EXERCISE GOAL: Each line should be copied exactly.

GIVEN INFORMATION:
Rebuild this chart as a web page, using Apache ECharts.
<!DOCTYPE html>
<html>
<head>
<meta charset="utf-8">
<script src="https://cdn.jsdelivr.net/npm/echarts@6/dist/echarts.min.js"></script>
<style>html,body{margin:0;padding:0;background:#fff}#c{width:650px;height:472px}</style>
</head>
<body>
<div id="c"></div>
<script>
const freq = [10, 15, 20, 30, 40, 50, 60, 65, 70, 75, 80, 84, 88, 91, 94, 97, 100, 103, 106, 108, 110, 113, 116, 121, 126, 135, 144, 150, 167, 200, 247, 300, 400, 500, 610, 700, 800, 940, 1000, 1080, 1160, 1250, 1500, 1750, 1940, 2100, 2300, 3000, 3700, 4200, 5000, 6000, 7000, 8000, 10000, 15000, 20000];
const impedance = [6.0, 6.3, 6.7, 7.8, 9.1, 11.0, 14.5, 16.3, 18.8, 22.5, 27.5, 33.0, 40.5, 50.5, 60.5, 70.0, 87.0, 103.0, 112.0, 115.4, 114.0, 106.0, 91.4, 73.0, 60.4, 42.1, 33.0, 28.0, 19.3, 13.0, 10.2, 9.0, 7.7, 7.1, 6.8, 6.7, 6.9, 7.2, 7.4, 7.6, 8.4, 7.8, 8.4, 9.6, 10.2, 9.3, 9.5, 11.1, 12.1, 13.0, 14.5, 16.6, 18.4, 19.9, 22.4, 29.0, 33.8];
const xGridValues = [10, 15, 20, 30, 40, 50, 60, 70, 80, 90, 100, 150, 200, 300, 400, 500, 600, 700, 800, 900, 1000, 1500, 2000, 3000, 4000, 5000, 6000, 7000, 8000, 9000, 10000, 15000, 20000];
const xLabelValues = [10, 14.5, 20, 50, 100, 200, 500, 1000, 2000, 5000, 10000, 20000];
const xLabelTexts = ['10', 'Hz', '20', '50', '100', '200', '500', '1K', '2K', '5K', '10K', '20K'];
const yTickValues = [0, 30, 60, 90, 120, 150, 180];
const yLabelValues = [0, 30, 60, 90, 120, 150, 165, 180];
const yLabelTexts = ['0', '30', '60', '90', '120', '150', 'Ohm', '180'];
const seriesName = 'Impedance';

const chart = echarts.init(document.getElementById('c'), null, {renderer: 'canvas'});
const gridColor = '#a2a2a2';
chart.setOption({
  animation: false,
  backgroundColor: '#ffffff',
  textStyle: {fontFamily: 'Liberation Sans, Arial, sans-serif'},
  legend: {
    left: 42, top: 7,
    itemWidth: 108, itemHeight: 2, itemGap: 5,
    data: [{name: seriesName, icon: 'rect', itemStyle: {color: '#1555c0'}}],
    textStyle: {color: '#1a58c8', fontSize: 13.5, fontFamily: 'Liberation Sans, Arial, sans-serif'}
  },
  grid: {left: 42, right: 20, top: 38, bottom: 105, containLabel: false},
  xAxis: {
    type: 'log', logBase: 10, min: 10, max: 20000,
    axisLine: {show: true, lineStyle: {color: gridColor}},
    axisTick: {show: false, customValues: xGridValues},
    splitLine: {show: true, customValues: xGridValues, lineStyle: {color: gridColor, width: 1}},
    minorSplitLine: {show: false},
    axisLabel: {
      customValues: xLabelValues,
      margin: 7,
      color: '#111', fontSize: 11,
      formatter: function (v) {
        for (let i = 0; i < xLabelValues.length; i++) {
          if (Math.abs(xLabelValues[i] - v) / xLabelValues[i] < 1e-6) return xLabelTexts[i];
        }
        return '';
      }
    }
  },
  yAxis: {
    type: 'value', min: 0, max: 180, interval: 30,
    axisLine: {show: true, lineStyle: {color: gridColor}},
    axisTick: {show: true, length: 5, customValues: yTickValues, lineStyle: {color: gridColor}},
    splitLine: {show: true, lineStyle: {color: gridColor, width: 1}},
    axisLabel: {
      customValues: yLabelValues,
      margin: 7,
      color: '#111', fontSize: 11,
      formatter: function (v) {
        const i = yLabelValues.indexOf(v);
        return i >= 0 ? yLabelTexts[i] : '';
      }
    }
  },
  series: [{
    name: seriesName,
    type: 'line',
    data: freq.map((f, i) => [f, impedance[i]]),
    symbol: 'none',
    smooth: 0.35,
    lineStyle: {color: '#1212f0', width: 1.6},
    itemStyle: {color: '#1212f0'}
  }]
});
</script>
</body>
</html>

ANSWER TO THIS TASK:
Rebuild this chart as a web page, using Apache ECharts.
<!DOCTYPE html>
<html>
<head>
<meta charset="utf-8">
<script src="https://cdn.jsdelivr.net/npm/echarts@6/dist/echarts.min.js"></script>
<style>html,body{margin:0;padding:0;background:#fff}#c{width:650px;height:472px}</style>
</head>
<body>
<div id="c"></div>
<script>
const freq = [10, 15, 20, 30, 40, 50, 60, 65, 70, 75, 80, 84, 88, 91, 94, 97, 100, 103, 106, 108, 110, 113, 116, 121, 126, 135, 144, 150, 167, 200, 247, 300, 400, 500, 610, 700, 800, 940, 1000, 1080, 1160, 1250, 1500, 1750, 1940, 2100, 2300, 3000, 3700, 4200, 5000, 6000, 7000, 8000, 10000, 15000, 20000];
const impedance = [6.0, 6.3, 6.7, 7.8, 9.1, 11.0, 14.5, 16.3, 18.8, 22.5, 27.5, 33.0, 40.5, 50.5, 60.5, 70.0, 87.0, 103.0, 112.0, 115.4, 114.0, 106.0, 91.4, 73.0, 60.4, 42.1, 33.0, 28.0, 19.3, 13.0, 10.2, 9.0, 7.7, 7.1, 6.8, 6.7, 6.9, 7.2, 7.4, 7.6, 8.4, 7.8, 8.4, 9.6, 10.2, 9.3, 9.5, 11.1, 12.1, 13.0, 14.5, 16.6, 18.4, 19.9, 22.4, 29.0, 33.8];
const xGridValues = [10, 15, 20, 30, 40, 50, 60, 70, 80, 90, 100, 150, 200, 300, 400, 500, 600, 700, 800, 900, 1000, 1500, 2000, 3000, 4000, 5000, 6000, 7000, 8000, 9000, 10000, 15000, 20000];
const xLabelValues = [10, 14.5, 20, 50, 100, 200, 500, 1000, 2000, 5000, 10000, 20000];
const xLabelTexts = ['10', 'Hz', '20', '50', '100', '200', '500', '1K', '2K', '5K', '10K', '20K'];
const yTickValues = [0, 30, 60, 90, 120, 150, 180];
const yLabelValues = [0, 30, 60, 90, 120, 150, 165, 180];
const yLabelTexts = ['0', '30', '60', '90', '120', '150', 'Ohm', '180'];
const seriesName = 'Impedance';

const chart = echarts.init(document.getElementById('c'), null, {renderer: 'canvas'});
const gridColor = '#a2a2a2';
chart.setOption({
  animation: false,
  backgroundColor: '#ffffff',
  textStyle: {fontFamily: 'Liberation Sans, Arial, sans-serif'},
  legend: {
    left: 42, top: 7,
    itemWidth: 108, itemHeight: 2, itemGap: 5,
    data: [{name: seriesName, icon: 'rect', itemStyle: {color: '#1555c0'}}],
    textStyle: {color: '#1a58c8', fontSize: 13.5, fontFamily: 'Liberation Sans, Arial, sans-serif'}
  },
  grid: {left: 42, right: 20, top: 38, bottom: 105, containLabel: false},
  xAxis: {
    type: 'log', logBase: 10, min: 10, max: 20000,
    axisLine: {show: true, lineStyle: {color: gridColor}},
    axisTick: {show: false, customValues: xGridValues},
    splitLine: {show: true, customValues: xGridValues, lineStyle: {color: gridColor, width: 1}},
    minorSplitLine: {show: false},
    axisLabel: {
      customValues: xLabelValues,
      margin: 7,
      color: '#111', fontSize: 11,
      formatter: function (v) {
        for (let i = 0; i < xLabelValues.length; i++) {
          if (Math.abs(xLabelValues[i] - v) / xLabelValues[i] < 1e-6) return xLabelTexts[i];
        }
        return '';
      }
    }
  },
  yAxis: {
    type: 'value', min: 0, max: 180, interval: 30,
    axisLine: {show: true, lineStyle: {color: gridColor}},
    axisTick: {show: true, length: 5, customValues: yTickValues, lineStyle: {color: gridColor}},
    splitLine: {show: true, lineStyle: {color: gridColor, width: 1}},
    axisLabel: {
      customValues: yLabelValues,
      margin: 7,
      color: '#111', fontSize: 11,
      formatter: function (v) {
        const i = yLabelValues.indexOf(v);
        return i >= 0 ? yLabelTexts[i] : '';
      }
    }
  },
  series: [{
    name: seriesName,
    type: 'line',
    data: freq.map((f, i) => [f, impedance[i]]),
    symbol: 'none',
    smooth: 0.35,
    lineStyle: {color: '#1212f0', width: 1.6},
    itemStyle: {color: '#1212f0'}
  }]
});
</script>
</body>
</html>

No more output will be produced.